Noma has been named the top restaurant in the world four times, so it’s a pretty good place to learn some lessons. But a recent video they published on their site is what really inspired this post. It’s ten minutes, but it is worth watching. They discuss a upcoming change to their restaurant location and format, but more importantly to us at Great Lakes Cuisine, they spend the first four minutes discussing the difficulty in defining cuisine.

They discuss their initial vision which included approaches such as using ingredients only from the Nordic “territory”, “distilling [the] landscape onto plates of food”, and using methods of preservation as inspiration. They discuss throughout the video the ideas of seasonality. At the same time, the recognize the somewhat arbitrary nature of defining a cuisine. Discussing issues like where to draw geographic boundaries, what “imported” foods to allow, and how far back one should go into history, they discuss the difficulties with defining what is “authentic”.

Here at Great Lakes Cuisine, we have wrestled with the same linguistic, historic, ethnic questions. Why are we comfortable with the sausages, beers, and rye breads from Chicago, but begin to wonder about the fit of deep-dish pizza within our definition? More broadly, why favor the Eastern European, Slavic, and Nordic culinary traditions in our approach over the Italian or Italian-American traditions? Why do we work so hard to avoid citrus in our approach (for fear of introducing a “foreign” flavor) while embracing vinegar made from the newest craft beers?

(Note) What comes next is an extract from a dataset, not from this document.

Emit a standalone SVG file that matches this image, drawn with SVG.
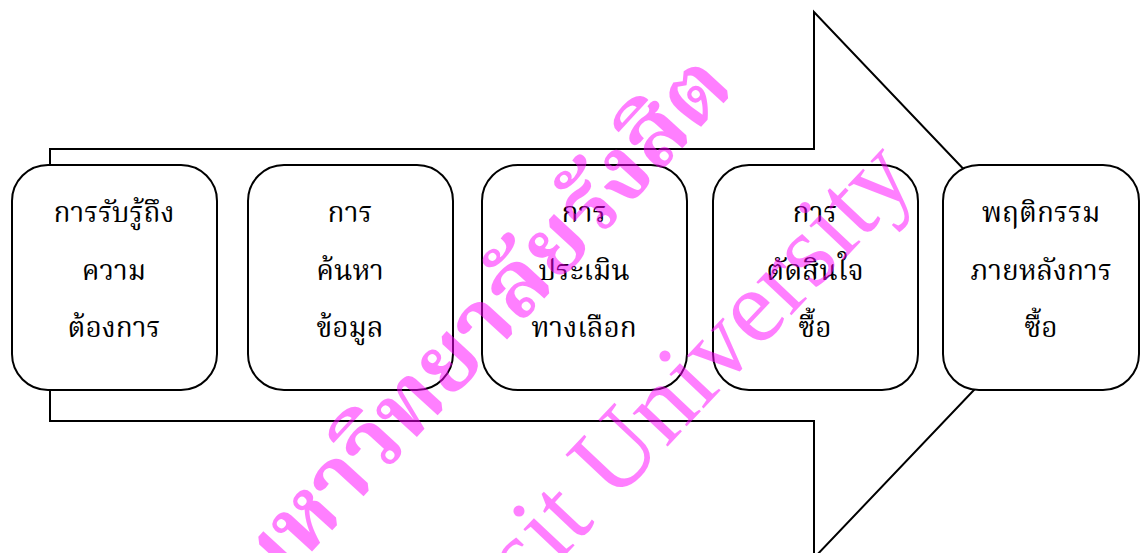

Some of this we have already addressed in our pages on Definition and Ethnic traditions. And some of these issues are exactly the point of what we are doing. We want to inspire the conversation, inspire the questions. These tangle considerations of history, geography, ethnicity, and seasonality are the very point of cuisine. Talking about Napa cuisine, or Tex-Mex, or any regional cuisine is not an objective process. It is inherently subjective. It is not about absolutes, but about inspiration.

Though the offerings of Heyday would have to be considered more global than local, we can say without reservation they were a source of inspiration. For that, we thank you.